» OBJECTIVE
Quote, line for line, the entries from the first through the one containing "(TickT) at (691,72);". Pictures are left out.
═════ SOURCE MATERIAL
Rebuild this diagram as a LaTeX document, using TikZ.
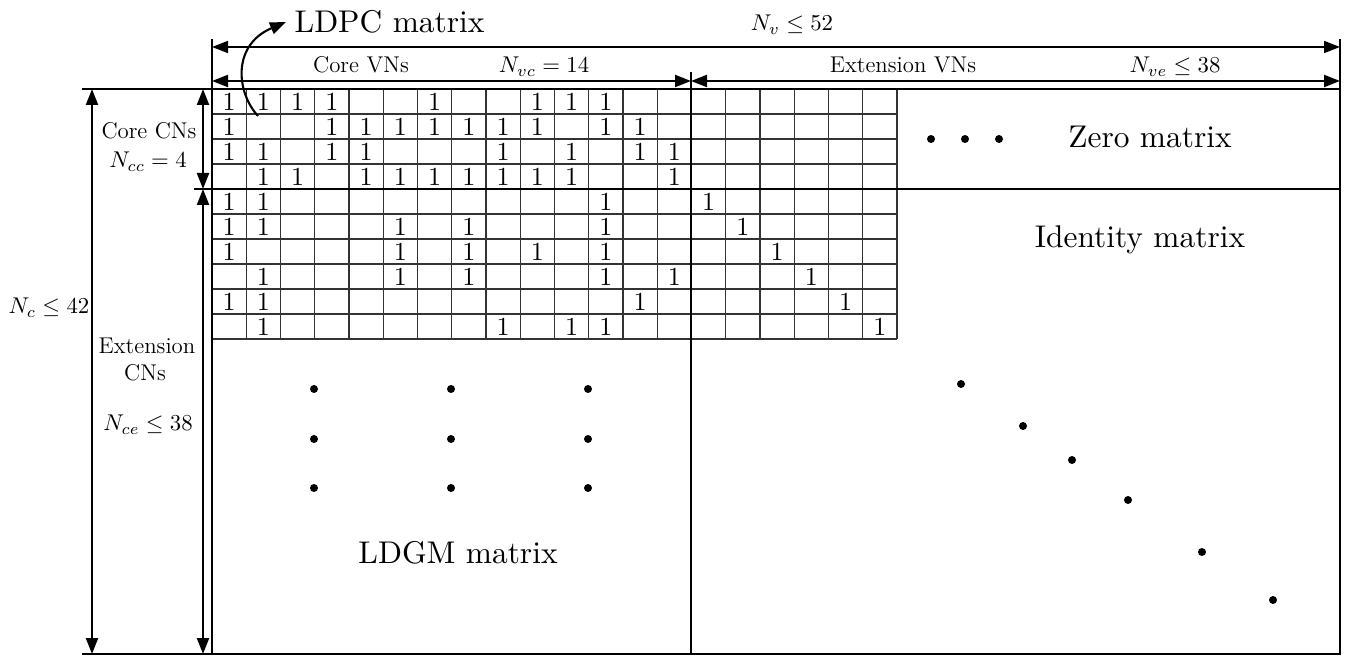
\RequirePackage{fix-cm}
\documentclass[tikz,border=0pt]{standalone}
\usetikzlibrary{arrows.meta}
\begin{document}
\begin{tikzpicture}[x=0.5pt,y=-0.5pt,
  frameline/.style={line width=1.45pt,line cap=rect},
  gridline/.style={line width=0.6pt,black!80},
  tip/.tip={Triangle[length=8pt,width=6pt]},
  dimline/.style={line width=1.05pt,tip-tip},
  dimthin/.style={line width=0.8pt,tip-tip},
  big/.style={inner sep=0pt,font=\fontsize{10}{12}\selectfont,scale=1.57},
  small/.style={inner sep=0pt,font=\fontsize{11.4}{13.5}\selectfont,anchor=base},
  one/.style={inner sep=0pt,font=\fontsize{10}{12}\selectfont,scale=1.3},
  dotmark/.style={circle,fill=black,inner sep=0pt,minimum size=4pt}
]
\useasboundingbox (0,0) rectangle (1348,656);

% frame coordinates
\coordinate (TL) at (212,89);
\coordinate (TR) at (1340,89);
\coordinate (BL) at (212,654);
\coordinate (BR) at (1340,654);
\coordinate (LT) at (212,40);
\coordinate (RT) at (1340,40);
\coordinate (OL) at (83,89);
\coordinate (OLB) at (83,654);
\coordinate (MT) at (691,89);
\coordinate (MB) at (691,654);
\coordinate (HL) at (195,189);
\coordinate (HR) at (1340,189);
\coordinate (TickT) at (691,72);

% thin grid
\foreach \j in {0,...,10}
  \draw[gridline] (212,{89+25*\j}) -- (897,{89+25*\j});
\foreach \i in {0,...,20}
  \draw[gridline] ({212+34.25*\i},89) -- ({212+34.25*\i},339);

% entries
\foreach \r/\cols in {1/{1,2,3,4,7,10,11,12},
                      2/{1,4,5,6,7,8,9,10,12,13},
                      3/{1,2,4,5,9,11,13,14},
                      4/{2,3,5,6,7,8,9,10,11,14},
                      5/{1,2,12,15},
                      6/{1,2,6,8,12,16},
                      7/{1,6,8,10,12,17},
                      8/{2,6,8,12,14,18},
                      9/{1,2,13,19},
                      10/{2,9,11,12,20}}
  \foreach \c in \cols
    \node[one] (e\r-\c) at ({212+34.25*(\c-0.5)},{89+25*(\r-0.5)+0.8}) {1};

% thick lines
\draw[frameline] (OL) -- (TR);
\draw[frameline] (OLB) -- (BR);
\draw[frameline] (LT) -- (BL);
\draw[frameline] (RT) -- (BR);
\draw[frameline] (MT) -- (MB);
\draw[frameline] (HL) -- (HR);
\draw[line width=1.05pt] (TickT) -- (MT);

% dimension arrows
\coordinate (nvL) at (212,47);
\coordinate (nvR) at (1340,47);
\coordinate (vcL) at (212,81);
\coordinate (vcR) at (691,81);
\coordinate (veR) at (1340,81);
\coordinate (ncT) at (92,89);
\coordinate (ncB) at (92,654);
\coordinate (ccT) at (203,89);
\coordinate (ccB) at (203,189);
\coordinate (ceB) at (203,654);
\draw[dimthin] (nvL) -- (nvR);
\draw[dimline] (vcL) -- (vcR);
\draw[dimline] (vcR) -- (veR);
\draw[dimline] (ncT) -- (ncB);
\draw[dimline] (ccT) -- (ccB);
\draw[dimline] (ccB) -- (ceB);

% labels
\node[big,anchor=west] (ldpc) at (294,22) {LDPC matrix};
\coordinate (ldpcfoot) at (258,116);
\draw[line width=1.05pt,-tip] (ldpcfoot) .. controls (236,92) and (232,45) .. ([xshift=-4pt]ldpc.west);

\node[small] (nv) at (792,31) {$N_v \leq 52$};
\node[small] (corevn) at (361,73) {Core VNs};
\node[small] (nvc) at (544,73) {$N_{vc} = 14$};
\node[small] (extvn) at (903,73) {Extension VNs};
\node[small] (nve) at (1175,73) {$N_{ve} \leq 38$};

\node[small] (corecn) at (149,139) {Core CNs};
\node[small] (ncc) at (148,168) {$N_{cc} = 4$};
\node[small] (nc) at (49,314) {$N_c \leq 42$};
\node[small] (extcn1) at (147,354) {Extension};
\node[small] (extcn2) at (145,381) {CNs};
\node[small] (nce) at (148,431) {$N_{ce} \leq 38$};

\node[big,anchor=base] (zero) at (1150,148) {Zero matrix};
\node[big,anchor=base] (ident) at (1140,248) {Identity matrix};
\node[big,anchor=base] (ldgm) at (458,564) {LDGM matrix};

% dots
\foreach \x/\n in {931/a,965/b,999/c}
  \node[dotmark] (z\n) at (\x,139) {};
\foreach \x/\n in {314/a,451/b,588/c}
  \foreach \y/\m in {389/a,439/b,488/c}
    \node[dotmark] (g\n\m) at (\x,\y) {};
\foreach \x/\y/\n in {961/384/a,1023/426/b,1072/460/c,1128/500/d,1202/552/e,1273/600/f}
  \node[dotmark] (i\n) at (\x,\y) {};
\end{tikzpicture}
\end{document}
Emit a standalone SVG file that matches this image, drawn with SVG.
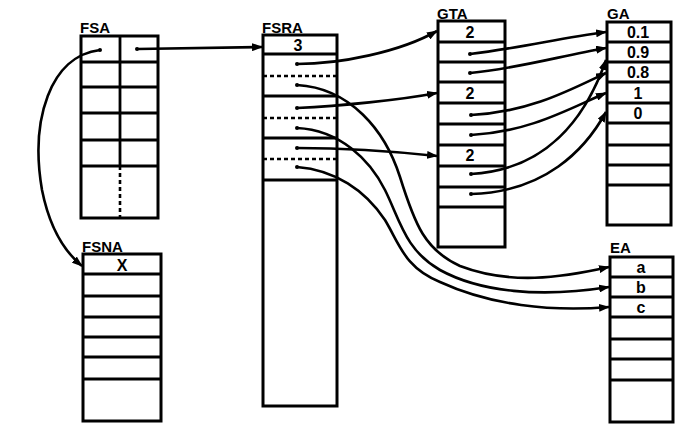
<svg xmlns="http://www.w3.org/2000/svg" width="676" height="424" viewBox="0 0 676 424">
<defs>
<marker id="ah" markerWidth="11" markerHeight="8" refX="10" refY="4" orient="auto" markerUnits="userSpaceOnUse">
<path d="M0,0 L11,4 L0,8 Z" fill="#000"/>
</marker>
<style>
.box{fill:#fff;stroke:#000;stroke-width:3}
.ln{stroke:#000;stroke-width:2.8;fill:none}
.dl{stroke:#000;stroke-width:2.6;fill:none;stroke-dasharray:4,3}
.lbl{font-family:"Liberation Sans",Arial,sans-serif;font-weight:bold;font-size:15px;fill:#000}
.val{font-family:"Liberation Sans",Arial,sans-serif;font-weight:bold;font-size:16px;fill:#000;text-anchor:middle}
.arr{stroke:#000;stroke-width:2.6;fill:none;marker-end:url(#ah)}
.dot{fill:#000}
</style>
</defs>
<rect width="676" height="424" fill="#fff"/>

<g id="FSA">
<text class="lbl" x="80" y="33">FSA</text>
<rect class="box" x="81" y="36" width="77" height="182"/>
<path class="ln" d="M81,62H158M81,87H158M81,113H158M81,140H158M81,166H158M120,36V166"/>
<path class="dl" d="M120,166V218"/>
</g>

<g id="FSRA">
<text class="lbl" x="262" y="33">FSRA</text>
<rect class="box" x="263" y="35" width="74" height="371"/>
<path class="ln" d="M263,54H337M263,96H337M263,138H337M263,180H337"/>
<path class="dl" d="M263,76H337M263,118H337M263,159H337"/>
<text class="val" x="298" y="51">3</text>
</g>

<g id="GTA">
<text class="lbl" x="437" y="19">GTA</text>
<rect class="box" x="438" y="21" width="67" height="226"/>
<path class="ln" d="M438,42H505M438,62H505M438,82H505M438,103H505M438,124H505M438,145H505M438,166H505M438,187H505M438,207H505"/>
<text class="val" x="470" y="38">2</text>
<text class="val" x="470" y="99">2</text>
<text class="val" x="470" y="161">2</text>
</g>

<g id="GA">
<text class="lbl" x="607" y="19">GA</text>
<rect class="box" x="607" y="22" width="64" height="203"/>
<path class="ln" d="M607,42H671M607,62H671M607,82H671M607,103H671M607,123H671M607,145H671M607,165H671M607,185H671"/>
<text class="val" x="638" y="38">0.1</text>
<text class="val" x="638" y="58">0.9</text>
<text class="val" x="638" y="78">0.8</text>
<text class="val" x="638" y="99">1</text>
<text class="val" x="638" y="119">0</text>
</g>

<g id="FSNA">
<text class="lbl" x="82" y="252">FSNA</text>
<rect class="box" x="83" y="254" width="78" height="167"/>
<path class="ln" d="M83,274H161M83,296H161M83,317H161M83,337H161M83,357H161M83,379H161"/>
<text class="val" x="122" y="271">X</text>
</g>

<g id="EA">
<text class="lbl" x="610" y="253">EA</text>
<rect class="box" x="610" y="257" width="63" height="165"/>
<path class="ln" d="M610,277H673M610,297H673M610,317H673M610,339H673M610,359H673M610,380H673"/>
<text class="val" x="641" y="273">a</text>
<text class="val" x="641" y="293">b</text>
<text class="val" x="641" y="313">c</text>
</g>

<g id="connectors">
<circle class="dot" cx="100" cy="50" r="2"/>
<circle class="dot" cx="137" cy="49" r="2"/>
<circle class="dot" cx="297" cy="64" r="2"/>
<circle class="dot" cx="297" cy="85" r="2"/>
<circle class="dot" cx="297" cy="108" r="2"/>
<circle class="dot" cx="297" cy="128" r="2"/>
<circle class="dot" cx="297" cy="148" r="2"/>
<circle class="dot" cx="297" cy="167" r="2"/>
<circle class="dot" cx="470" cy="54" r="2"/>
<circle class="dot" cx="470" cy="73" r="2"/>
<circle class="dot" cx="471" cy="115" r="2"/>
<circle class="dot" cx="471" cy="135" r="2"/>
<circle class="dot" cx="471" cy="174" r="2"/>
<circle class="dot" cx="471" cy="194" r="2"/>

<path class="arr" d="M100,50 C50,56 30,120 42,190 C50,230 65,252 82,266"/>
<path class="arr" d="M137,49 L262,47"/>

<path class="arr" d="M297,64 C340,64 400,52 437,31"/>
<path class="arr" d="M297,108 C340,106 400,100 437,93"/>
<path class="arr" d="M297,148 C350,148 400,152 437,156"/>

<path class="arr" d="M297,85 C350,88 385,130 400,177 C415,225 425,250 460,266 C510,285 560,278 609,267"/>
<path class="arr" d="M297,128 C340,130 370,160 385,190 C400,220 405,250 440,270 C480,292 540,298 609,287"/>
<path class="arr" d="M297,167 C335,170 365,190 385,220 C400,245 405,268 440,282 C490,305 550,312 609,307"/>

<path class="arr" d="M470,54 C520,48 560,38 606,32"/>
<path class="arr" d="M470,73 C520,68 560,56 606,48"/>
<path class="arr" d="M471,115 C530,112 570,90 606,73"/>
<path class="arr" d="M471,135 C530,132 570,108 606,93"/>
<path class="arr" d="M471,174 C545,170 585,120 606,60"/>
<path class="arr" d="M471,194 C545,192 585,150 606,112"/>
</g>
</svg>
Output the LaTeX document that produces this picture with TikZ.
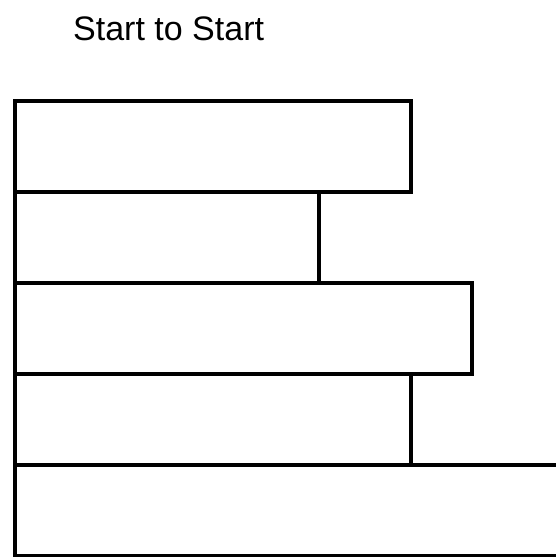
\documentclass[tikz,border=0pt]{standalone}
\usepackage{fontspec}
\setmainfont{Liberation Sans}
\usepackage{tikz}
\usetikzlibrary{positioning}

\begin{document}
\begin{tikzpicture}[
  x=1pt, y=-1pt,
  node distance=0pt,
  bar/.style={draw, line width=3.6pt, inner sep=0pt, outer sep=0pt, minimum height=91pt, anchor=north west},
  heading/.style={font=\fontsize{34}{40}\selectfont, inner sep=0pt, anchor=base west},
]
\clip (0,0) rectangle (556,557);
% Title
\node[heading] (title) at (73,40) {Start to Start};

% Stacked bars, all starting at the same left edge
\node[bar, minimum width=396pt] (b1) at (15,101) {};
\node[bar, minimum width=304pt, below=of b1.south west, anchor=north west] (b2) {};
\node[bar, minimum width=457pt, below=of b2.south west, anchor=north west] (b3) {};
\node[bar, minimum width=396pt, below=of b3.south west, anchor=north west] (b4) {};
\node[bar, minimum width=600pt, below=of b4.south west, anchor=north west] (b5) {};
\end{tikzpicture}
\end{document}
══════════
» RESPONSE TO THIS TASK
Rebuild this diagram as a LaTeX document, using TikZ.
\RequirePackage{fix-cm}
\documentclass[tikz,border=0pt]{standalone}
\usetikzlibrary{arrows.meta}
\begin{document}
\begin{tikzpicture}[x=0.5pt,y=-0.5pt,
  frameline/.style={line width=1.45pt,line cap=rect},
  gridline/.style={line width=0.6pt,black!80},
  tip/.tip={Triangle[length=8pt,width=6pt]},
  dimline/.style={line width=1.05pt,tip-tip},
  dimthin/.style={line width=0.8pt,tip-tip},
  big/.style={inner sep=0pt,font=\fontsize{10}{12}\selectfont,scale=1.57},
  small/.style={inner sep=0pt,font=\fontsize{11.4}{13.5}\selectfont,anchor=base},
  one/.style={inner sep=0pt,font=\fontsize{10}{12}\selectfont,scale=1.3},
  dotmark/.style={circle,fill=black,inner sep=0pt,minimum size=4pt}
]
\useasboundingbox (0,0) rectangle (1348,656);

% frame coordinates
\coordinate (TL) at (212,89);
\coordinate (TR) at (1340,89);
\coordinate (BL) at (212,654);
\coordinate (BR) at (1340,654);
\coordinate (LT) at (212,40);
\coordinate (RT) at (1340,40);
\coordinate (OL) at (83,89);
\coordinate (OLB) at (83,654);
\coordinate (MT) at (691,89);
\coordinate (MB) at (691,654);
\coordinate (HL) at (195,189);
\coordinate (HR) at (1340,189);
\coordinate (TickT) at (691,72);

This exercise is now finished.